Ayant réglé cette question première, il faudra bien sûr aborder les autres questions qui se posent de façon récurrente sur le fonctionnement de nos institutions. Par exemple l’article 49.3, le droit de dissolution, le mode de scrutin (uninominal et/ou proportionnel). Ces questions sont évidemment cruciales, et ne sauraient être ignorées : il faut qu’un gouvernement ait les moyens de gouverner ; il faut que le Président ait les moyens d’exercer sa fonction d’arbitrage ; il faut que les élections législatives dégagent une majorité de gouvernement. Mais nous pensons que ces

questions doivent être examinées à l’aune de notre choix fondamental en faveur d’un régime parlementaire. Et pour l’heure, « first things, first », remettons l’élection législative au centre de la vie politique française.

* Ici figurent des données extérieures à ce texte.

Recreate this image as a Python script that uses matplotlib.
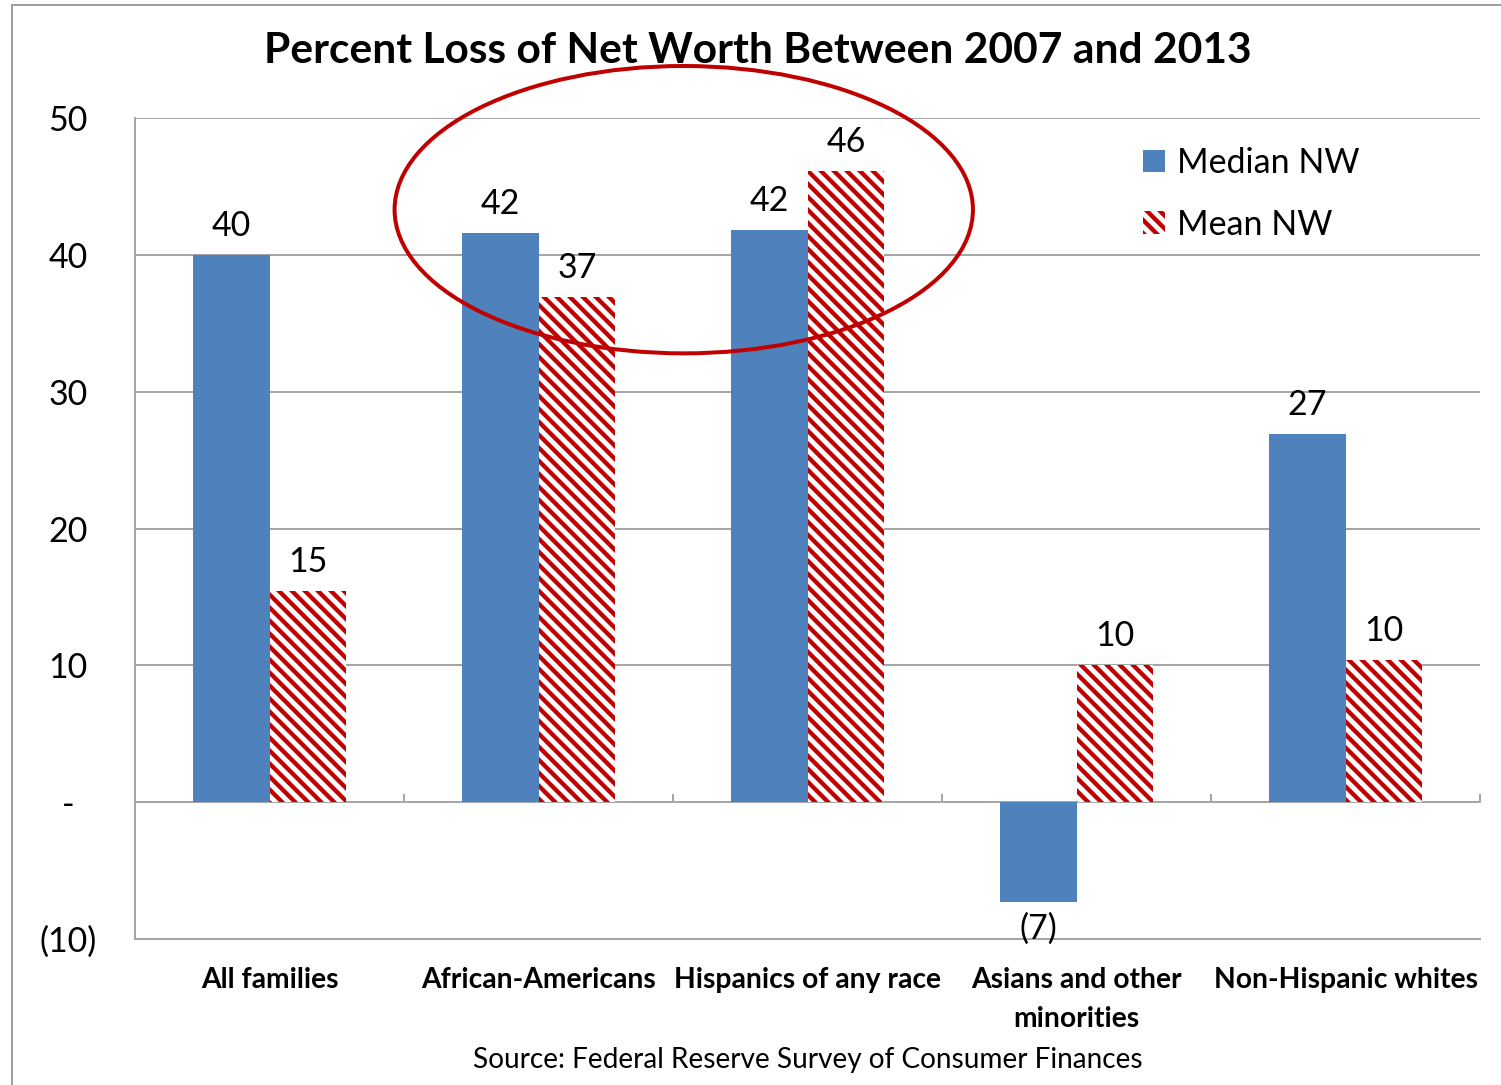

Outre sa justification sur le fond, qui se suffit à elle-même, l’affirmation de cette doctrine institutionnelle viendrait à point nommé pour accompagner la ligne politique actuelle du Parti socialiste. Nous sommes en effet engagés dans une démarche de rassemblement et d’union avec les autres forces de gauche, notamment dans la perspective des prochaines élections présidentielles. Dans son dernier discours au Conseil national (13 septembre 2020), le 1er secrétaire a indiqué une méthode : la discussion sur le fond, dans la perspective d’un accord politique, préalable au choix d’un candidat commun. Nous ne voyons pas comment les discussions avec nos partenaires de la gauche pourraient passer à côté de ces questions institutionnelles. Et puisque nous souhaitons un accord sur le fond, que nous recherchons l’union plutôt que la désunion, nous sommes persuadés que les positions institutionnelles que nous préconisons sont de nature à rapprocher les points de vue.

 

Signataires :

Morgane Rolland, secrétaire de section - membre du secrétariat fédéral FFF ;

Laure Pallez, membre du secrétariat fédéral FFE ;

Monique Curioni, Conseillère des Français de l’étranger aux Etats-Unis;

René Fiévet, militant FFE, rédacteur de la motion,

Gabriel Richard-Mollard, Section de Bruxelles, membre du bureau fédéral FFE.